Council Committee System Assailed : Grand Jury Report Calls Panels Unsound and Redundant

Times Staff Writer

The San Diego City Council’s standing committee system, created by former Mayor Pete Wilson, should be disbanded because it is costly and “organizationally unsound in that it adds an additional and unnecessary layer to city government,” a San Diego County Grand Jury report says.

The advisory report, dated May 6 but released Wednesday, is the latest attack on the committee system, which many contend wastes public money and has become a way for council members to enhance their political profiles. In November, the Greater San Diego Chamber of Commerce Board of Directors accepted a report, later made public, from an internal committee that also criticized the system as a cause of the growing cost of local government.

Grand jurors concluded that, 13 years after Wilson set up the system, which has four committees, “there has been no demonstrable improvement in the way city business is conducted. On the contrary, the cost of the committee system has steadily increased, and the system has worked a burden on the citizens of the city attempting to seek a hearing before the council.”


Matters coming before a council committee must also be repeated later to the full council.

“The citizens of the city are required to go to committee hearings and then to the council meetings,” the report says. “This takes time away from work and favors large employers who can afford to keep employees at these meetings.”

The report also criticizes the money spent for council committee staff members, which are included in the $398,529 set aside for council “administrative services” proposed for the 1987 city budget. The cost in 1985 for staff committee jobs was about $285,745, the report says.

“A detailed breakdown of expenditures to justify the abolition of the committee system is not necessary. If the system is organizationally unsound, any money spent on such a system is too much,” the report says.

A justification for the committee system, the report says, is that council members must be able to collect information on city issues independent of the data given them by the city manager.

Grand jurors rejected this argument. “If the council feels that the manager is improperly filtering information or giving poor advice, he should be replaced,” they wrote.

Councilman Bill Cleator, chairman of the council’s Public Facilities and Recreation Committee, said he agrees with the grand jury’s observations. “It almost sounds like I’d written it,” said Cleator, who added that he was interviewed by the panel about the committee system.

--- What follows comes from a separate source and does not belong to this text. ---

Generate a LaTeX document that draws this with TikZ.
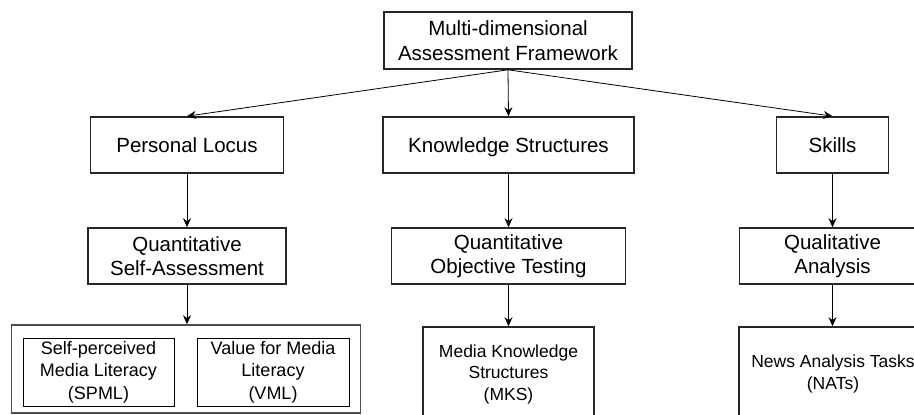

In the past, much of the political wrangling among council members has been over who will be named committee chairmen, yearly appointments that must be approved by a majority of the council. Asked if committee chairmanships are considered political plums, Cleator said, “Absolutely.”

Councilman Mike Gotch also said he agreed with the grand jury report and said he will invite its foreman to make a pitch to dismantle the system during council deliberations beginning next month. He said he hopes to convince his colleagues that breaking up the system could translate into money for police salaries and park land.

Gotch said the grand jury report underestimated the savings of dismantling the system. An “informal” study by his aides five years ago estimated the cost of the committee system to be $500,000, including the time that city employees spend in committee meetings waiting to give reports.

“It doesn’t serve the public well,” Gotch said about the committee system.

The four standing committees are the Rules Committee, which is chaired by the mayor; Public Facilities and Recreation; Public Services and Safety, and Transportation and Land Use.